Xjet Denver incident

Its a beech. What about the platypus?

Those brilliant Swisserland...er Swiss people put two GIANT red levers right behind the pedestal so that when the idiot pilot crashed the airplane and was DRT, the poor suckers in back could pull them and the suck (and the bang, and the blow) stopped. Easy Peasey.
 
WHERE? As God is my Witness, I can't remember. Jesus, I'm getting senile. That tears it, I need to go to a Legacy.

The T-Handles to the right and left of the annunciators. Pull them out and an electronic fuel cutoff valve will shut off fuel. They would be the wonderful T-handles that light up on a rainy day or when the sun shines just right.
 
C models seem fairly reliable.

Says the Kingair driver. Whistling past the graveyard, you are. Now, if you were in an MU-2 (or a Metro or a Commander), you could talk about feeling safe in a ludicrously overbuilt fuselage with two bulletproof TPE-331s doing the work for you. But you're reduced to how it "seems". As, to be fair, am I. And I've only got ONE of your backwards-facing pseudo-engines. Remind me to pay my life insurance up.
 
Say what you will, but as the mu-2 goes the way of the dodo, and those pt-6s are used more and more on anything... the numbers stand. I would love some mootoo action, but the appropriate choice of the company is what pays the bill and for that, I am grateful.
 
No argument on the employment front, my friend. But as to MU-2s going the way of the dodo, well. So did Beta, in favor of VHS, which I think we can all agree was a Mistake Of Grand Proportions.
 
i was told that the MU-2 had two motors was that when one motor quit the other one got you to the crash site faster.
 
Crucify the controller? No. Identify a problem and fix it. Perhaps there should be new procedures implemented in the handling of emergencies in the terminal area. I don't know exactly what procedures are in place for emergency calls such as this for ATC but they may need to be revised.

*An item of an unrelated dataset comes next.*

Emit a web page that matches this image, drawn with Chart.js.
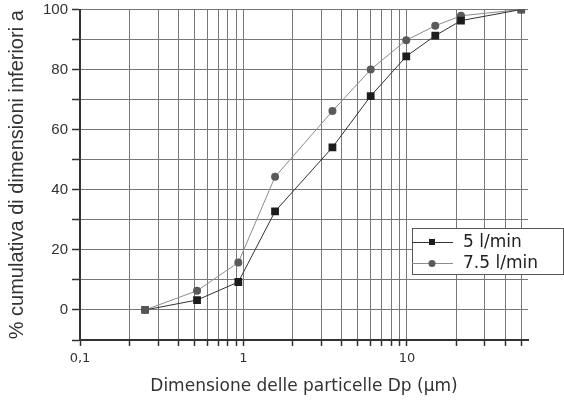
<!DOCTYPE html>
<html>
<head>
<meta charset="utf-8">
<script src="https://cdn.jsdelivr.net/npm/chart.js@4.4.0/dist/chart.umd.min.js"></script>
<style>
  html, body { margin: 0; padding: 0; background: #fff; }
  #wrap { width: 564px; height: 401px; }
</style>
</head>
<body>
<div id="wrap"><canvas id="psdChart" width="564" height="401"></canvas></div>
<script>
// Particle size (µm) and cumulative %
const sizes5 = [0.25, 0.52, 0.93, 1.56, 3.5, 6.0, 9.9, 14.9, 21.4, 50];
const cum5 = [0, 3.3, 9.3, 32.8, 54.1, 71.2, 84.4, 91.3, 96.3, 100];

const sizes75 = [0.25, 0.52, 0.93, 1.56, 3.5, 6.0, 9.9, 14.9, 21.4, 50];
const cum75 = [0, 6.4, 15.8, 44.3, 66.2, 80.0, 89.8, 94.6, 97.9, 100];

const seriesNames = ['5 l/min', '7.5 l/min'];

// Log-axis gridlines and the few that carry a label
const xTicks = [0.1, 0.2, 0.3, 0.4, 0.5, 0.6, 0.7, 0.8, 0.9,
                1, 2, 3, 4, 5, 6, 7, 8, 9,
                10, 20, 30, 40, 50];
const xTickValues = [0.1, 1, 10];
const xTickLabels = ['0,1', '1', '10'];

const yLabelled = [0, 20, 40, 60, 80, 100];

const toPoints = (xs, ys) => xs.map((x, i) => ({ x: x, y: ys[i] }));

// Legend box drawn inside the plot, partly cut by the right edge
const boxLegend = {
  id: 'boxLegend',
  afterDatasetsDraw(chart) {
    const ctx = chart.ctx;
    const left = 412, top = 228, w = 151, h = 46;
    ctx.save();
    ctx.fillStyle = '#fff';
    ctx.fillRect(left, top, w, h);
    ctx.strokeStyle = '#555';
    ctx.lineWidth = 1;
    ctx.strokeRect(left + 0.5, top + 0.5, w, h);

    const rows = [242, 263];
    chart.data.datasets.forEach((ds, i) => {
      const y = rows[i];
      ctx.strokeStyle = ds.borderColor;
      ctx.lineWidth = 1;
      ctx.beginPath();
      ctx.moveTo(left, y + 0.5);
      ctx.lineTo(453, y + 0.5);
      ctx.stroke();
      ctx.fillStyle = ds.legendMarker;
      if (ds.pointStyle === 'rect') {
        ctx.fillRect(429, y - 3, 6, 6);
      } else {
        ctx.beginPath();
        ctx.arc(432, y + 0.5, 3.5, 0, Math.PI * 2);
        ctx.fill();
      }
      ctx.fillStyle = '#222';
      ctx.font = '17px "DejaVu Sans", Verdana, sans-serif';
      ctx.textBaseline = 'middle';
      ctx.textAlign = 'left';
      ctx.fillText(ds.label, 463, y + 1);
    });
    ctx.restore();
  }
};

const ctx = document.getElementById('psdChart').getContext('2d');
const lastIdx = sizes5.length - 1;

new Chart(ctx, {
  type: 'line',
  data: {
    datasets: [
      {
        label: seriesNames[0],
        data: toPoints(sizes5, cum5),
        borderColor: '#333',
        borderWidth: 1,
        pointStyle: 'rect',
        pointRadius: 5.5,
        pointBorderWidth: 0,
        pointBackgroundColor: c => (c.dataIndex === 0 || c.dataIndex === lastIdx) ? '#555' : '#1c1c1c',
        legendMarker: '#1c1c1c',
        tension: 0
      },
      {
        label: seriesNames[1],
        data: toPoints(sizes75, cum75),
        borderColor: '#8c8c8c',
        borderWidth: 1,
        pointStyle: 'circle',
        pointRadius: 4,
        pointBorderWidth: 0,
        pointBackgroundColor: '#5a5a5a',
        legendMarker: '#5a5a5a',
        tension: 0
      }
    ]
  },
  options: {
    responsive: false,
    animation: false,
    layout: { padding: { top: 9.5, right: 36, left: 0, bottom: 0 } },
    plugins: {
      legend: { display: false },
      tooltip: { enabled: false }
    },
    scales: {
      x: {
        type: 'logarithmic',
        min: 0.1,
        max: 55,
        afterFit: s => { s.height = 61; },
        afterBuildTicks: s => { s.ticks = xTicks.map(v => ({ value: v })); },
        grid: {
          color: '#777',
          lineWidth: 1,
          tickLength: 6,
          tickColor: '#333',
          tickWidth: 1.5
        },
        border: { color: '#333', width: 2 },
        ticks: {
          autoSkip: false,
          maxRotation: 0,
          padding: 5,
          color: '#333',
          font: { family: '"DejaVu Sans", Verdana, sans-serif', size: 13 },
          callback: function (value) {
            const k = xTickValues.findIndex(t => Math.abs(t - value) < 1e-9);
            return k >= 0 ? xTickLabels[k] : '';
          }
        },
        title: {
          display: true,
          text: 'Dimensione delle particelle Dp (µm)',
          color: '#333',
          padding: { top: 4, bottom: 4 },
          font: { family: '"DejaVu Sans", Verdana, sans-serif', size: 17 }
        }
      },
      y: {
        min: -10,
        max: 100,
        afterFit: s => {
          s.width = 80;
          s.paddingTop = 0;
          s.paddingBottom = 0;
        },
        grid: {
          color: '#777',
          lineWidth: 1,
          tickLength: 8,
          tickColor: '#333',
          tickWidth: 1.5
        },
        border: { color: '#333', width: 2 },
        ticks: {
          stepSize: 10,
          padding: 4,
          color: '#333',
          font: { family: '"Liberation Sans", Arial, sans-serif', size: 15 },
          callback: v => yLabelled.includes(v) ? String(v) : ''
        },
        title: {
          display: true,
          text: '% cumulativa di dimensioni inferiori a',
          color: '#333',
          padding: { top: 5, bottom: 0 },
          font: { family: '"Liberation Sans", Arial, sans-serif', size: 20 }
        }
      }
    }
  },
  plugins: [boxLegend]
});
</script>
</body>
</html>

When pilots see a red annuncuator flashing at us we don't assume a sensor shorted out. We assume the worst and act. Set the same type of system up for controllers when possible and it could save lives.

There isn't any specific reply I am looking for. I have learned a lot from threads where situations happen and talking about different aspects of an event has been able to expand my knowledge.


Standards set say "Mayday, Mayday, Mayday" gets the point across. I can't speak to the ability or criticize the pilots' actions in this scenario because I am sure they were dealing with far more than I will ever have to or want to, but to act like it was the controller who screwed it all up is being foolish. The only time they said "Acey" was in the initial transmission which was hectic and hurried, understandably. The controller acknowledges the call but asked "who was that?" and gets a partial callsign (minus "Acey")that is misunderstood (worst possible time for it but standardized callsigns are the rule for a reason)

Can't say I fault the pilot as he was probably at max stress mode but nor can you blame the Controller who misheard a technically incorrectly stated callsign. Absent clarification from a busy aircrew the controller took speculation and let it run wild.




Someone asked if the tower was hotmic'd , my guess is he was talking to the person working the TRACON monitor position, who monitors and has override capability on local freqs usually, if he heard the transmssion and that was why the "BS" comment was recorded.